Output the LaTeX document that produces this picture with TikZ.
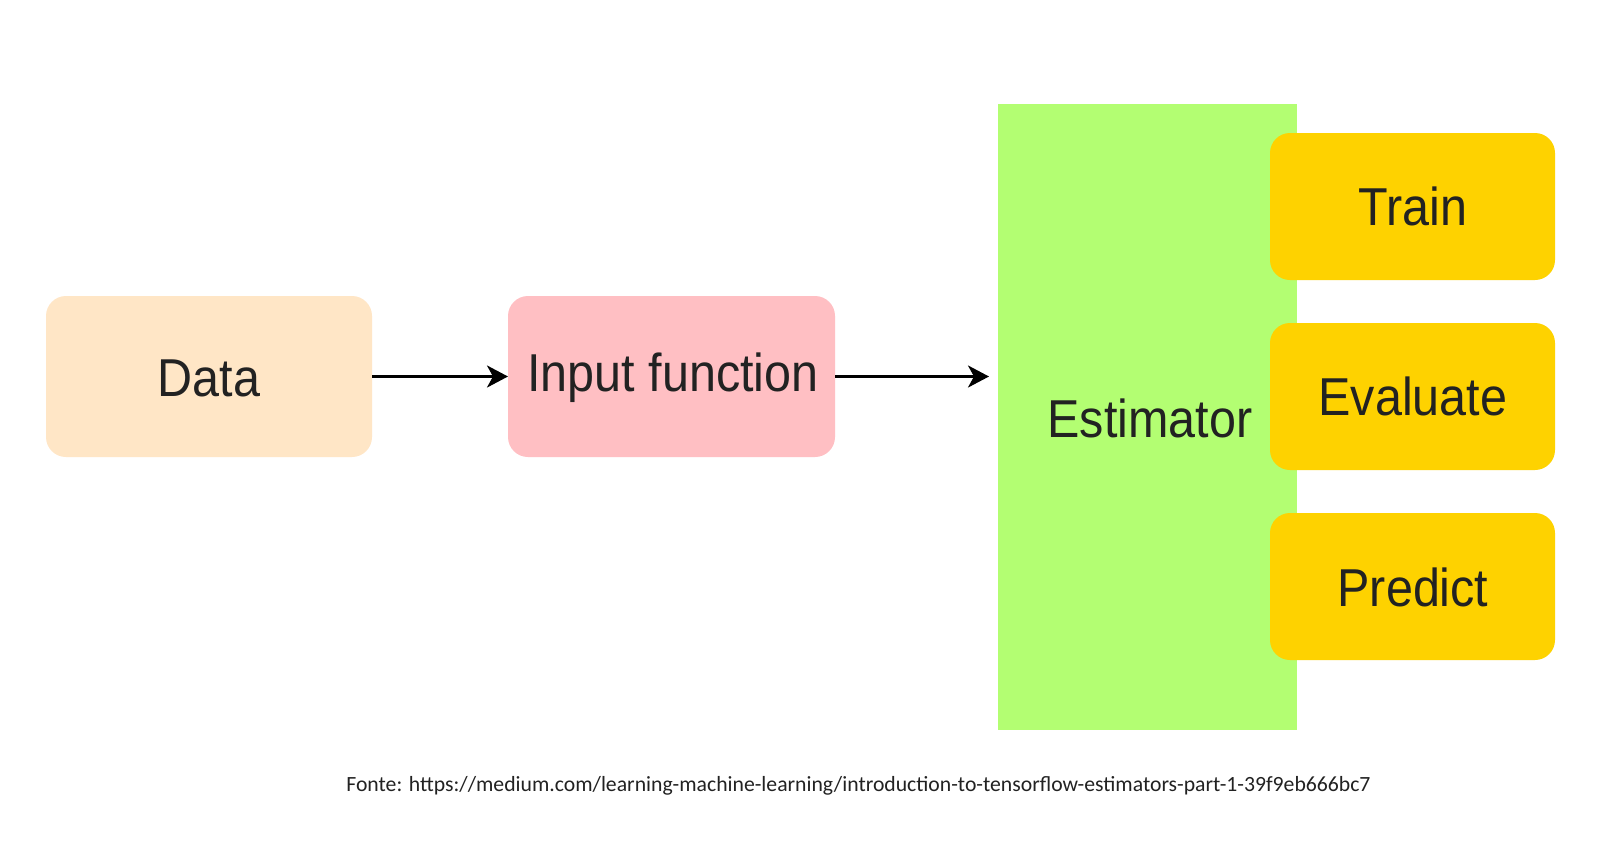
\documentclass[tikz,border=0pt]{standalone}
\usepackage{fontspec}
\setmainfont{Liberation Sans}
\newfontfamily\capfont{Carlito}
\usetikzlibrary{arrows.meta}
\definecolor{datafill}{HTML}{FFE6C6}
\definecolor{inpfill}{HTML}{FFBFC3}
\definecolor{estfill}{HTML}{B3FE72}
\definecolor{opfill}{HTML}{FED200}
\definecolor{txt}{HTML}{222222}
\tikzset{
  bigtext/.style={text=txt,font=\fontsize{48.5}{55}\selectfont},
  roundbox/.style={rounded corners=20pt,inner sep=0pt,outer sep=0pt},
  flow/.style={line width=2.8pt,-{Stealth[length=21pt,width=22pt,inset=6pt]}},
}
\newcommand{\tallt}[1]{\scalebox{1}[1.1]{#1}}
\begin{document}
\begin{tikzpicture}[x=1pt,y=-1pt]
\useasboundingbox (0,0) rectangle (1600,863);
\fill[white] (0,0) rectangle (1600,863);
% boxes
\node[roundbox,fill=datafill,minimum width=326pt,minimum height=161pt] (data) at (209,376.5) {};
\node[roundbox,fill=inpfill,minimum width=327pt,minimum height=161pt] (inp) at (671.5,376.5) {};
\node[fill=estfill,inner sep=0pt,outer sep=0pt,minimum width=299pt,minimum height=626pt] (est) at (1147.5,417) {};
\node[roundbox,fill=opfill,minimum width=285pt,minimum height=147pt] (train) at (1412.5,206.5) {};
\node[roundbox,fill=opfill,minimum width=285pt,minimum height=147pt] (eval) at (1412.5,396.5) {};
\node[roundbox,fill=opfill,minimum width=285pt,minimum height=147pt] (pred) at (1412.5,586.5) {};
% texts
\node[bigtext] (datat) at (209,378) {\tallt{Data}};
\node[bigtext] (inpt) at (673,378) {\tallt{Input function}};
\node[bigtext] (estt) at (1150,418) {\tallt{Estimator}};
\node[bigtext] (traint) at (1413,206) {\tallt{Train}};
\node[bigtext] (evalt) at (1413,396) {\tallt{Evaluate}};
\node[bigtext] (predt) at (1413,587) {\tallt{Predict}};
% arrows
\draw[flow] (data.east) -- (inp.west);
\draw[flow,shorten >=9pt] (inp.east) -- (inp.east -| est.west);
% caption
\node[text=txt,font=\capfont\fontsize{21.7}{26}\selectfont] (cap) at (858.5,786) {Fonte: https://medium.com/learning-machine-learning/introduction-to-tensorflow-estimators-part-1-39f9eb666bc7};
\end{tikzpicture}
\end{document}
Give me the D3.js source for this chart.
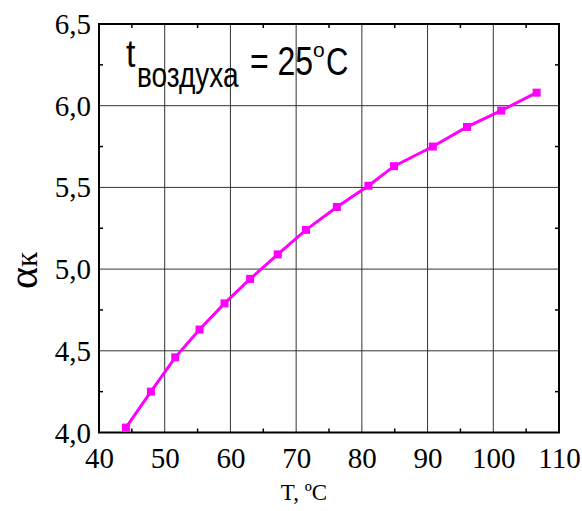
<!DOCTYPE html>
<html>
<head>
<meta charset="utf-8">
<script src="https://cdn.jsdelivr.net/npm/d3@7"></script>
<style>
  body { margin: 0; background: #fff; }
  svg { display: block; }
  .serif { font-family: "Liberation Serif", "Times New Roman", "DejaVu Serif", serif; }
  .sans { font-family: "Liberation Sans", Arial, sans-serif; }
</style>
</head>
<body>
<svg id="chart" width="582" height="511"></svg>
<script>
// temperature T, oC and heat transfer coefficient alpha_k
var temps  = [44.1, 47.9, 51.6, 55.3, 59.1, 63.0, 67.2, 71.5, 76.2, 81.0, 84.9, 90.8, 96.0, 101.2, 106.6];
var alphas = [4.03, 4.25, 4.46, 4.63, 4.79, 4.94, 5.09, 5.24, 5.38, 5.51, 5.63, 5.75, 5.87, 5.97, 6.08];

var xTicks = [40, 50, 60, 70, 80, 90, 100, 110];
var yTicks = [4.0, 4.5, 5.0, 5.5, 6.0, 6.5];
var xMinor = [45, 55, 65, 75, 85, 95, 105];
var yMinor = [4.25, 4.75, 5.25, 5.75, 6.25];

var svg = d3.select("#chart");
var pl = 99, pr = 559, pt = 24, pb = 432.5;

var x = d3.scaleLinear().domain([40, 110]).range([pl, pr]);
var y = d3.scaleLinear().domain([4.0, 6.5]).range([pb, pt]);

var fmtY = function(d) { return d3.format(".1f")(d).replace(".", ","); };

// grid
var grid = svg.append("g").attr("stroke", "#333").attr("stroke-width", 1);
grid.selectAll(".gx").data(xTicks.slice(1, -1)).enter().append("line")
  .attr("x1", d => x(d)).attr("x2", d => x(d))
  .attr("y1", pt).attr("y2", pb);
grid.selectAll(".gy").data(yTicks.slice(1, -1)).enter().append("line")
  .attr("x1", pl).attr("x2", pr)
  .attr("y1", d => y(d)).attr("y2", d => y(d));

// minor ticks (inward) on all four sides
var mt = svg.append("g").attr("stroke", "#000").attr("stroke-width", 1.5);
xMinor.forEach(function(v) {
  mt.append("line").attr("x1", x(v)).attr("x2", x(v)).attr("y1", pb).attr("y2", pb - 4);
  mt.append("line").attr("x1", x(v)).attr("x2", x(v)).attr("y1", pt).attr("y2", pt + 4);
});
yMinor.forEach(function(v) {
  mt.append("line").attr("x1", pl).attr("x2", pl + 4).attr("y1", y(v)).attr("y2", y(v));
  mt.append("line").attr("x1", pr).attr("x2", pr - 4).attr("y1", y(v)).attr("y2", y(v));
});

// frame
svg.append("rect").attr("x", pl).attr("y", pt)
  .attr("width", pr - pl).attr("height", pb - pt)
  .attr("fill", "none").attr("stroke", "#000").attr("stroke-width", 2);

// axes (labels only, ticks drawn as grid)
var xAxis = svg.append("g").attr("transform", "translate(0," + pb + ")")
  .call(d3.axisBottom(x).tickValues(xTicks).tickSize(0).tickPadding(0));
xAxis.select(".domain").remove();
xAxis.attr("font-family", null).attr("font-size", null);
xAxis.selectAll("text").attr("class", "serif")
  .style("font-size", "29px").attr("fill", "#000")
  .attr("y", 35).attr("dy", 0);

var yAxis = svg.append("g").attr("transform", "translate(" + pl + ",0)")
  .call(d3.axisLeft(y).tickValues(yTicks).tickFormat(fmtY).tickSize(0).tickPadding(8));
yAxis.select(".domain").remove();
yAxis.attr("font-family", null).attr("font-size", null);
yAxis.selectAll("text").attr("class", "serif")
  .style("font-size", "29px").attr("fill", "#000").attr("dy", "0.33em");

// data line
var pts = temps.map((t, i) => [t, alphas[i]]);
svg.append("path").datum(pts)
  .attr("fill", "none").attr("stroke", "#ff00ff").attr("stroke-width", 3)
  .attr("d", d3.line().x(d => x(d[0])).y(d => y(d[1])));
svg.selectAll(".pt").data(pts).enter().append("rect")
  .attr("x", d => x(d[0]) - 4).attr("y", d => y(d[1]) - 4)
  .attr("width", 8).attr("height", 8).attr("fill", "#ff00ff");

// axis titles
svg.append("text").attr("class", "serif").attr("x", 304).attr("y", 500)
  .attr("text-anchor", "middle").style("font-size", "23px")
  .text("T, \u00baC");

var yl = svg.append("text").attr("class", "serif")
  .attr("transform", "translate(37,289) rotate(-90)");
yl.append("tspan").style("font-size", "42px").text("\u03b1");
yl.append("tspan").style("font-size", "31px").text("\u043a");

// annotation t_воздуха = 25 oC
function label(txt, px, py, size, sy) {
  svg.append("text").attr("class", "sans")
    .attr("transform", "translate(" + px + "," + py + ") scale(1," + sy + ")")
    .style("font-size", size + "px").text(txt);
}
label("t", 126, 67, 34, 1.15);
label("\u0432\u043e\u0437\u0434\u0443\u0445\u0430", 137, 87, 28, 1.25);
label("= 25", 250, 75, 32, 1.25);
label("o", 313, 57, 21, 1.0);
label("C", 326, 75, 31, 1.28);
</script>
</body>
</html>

________________________________________

Stated problem:
Pick every line with "this" in it and copy it.

The output:
Output the LaTeX document that produces this picture with TikZ.
Give me the D3.js source for this chart.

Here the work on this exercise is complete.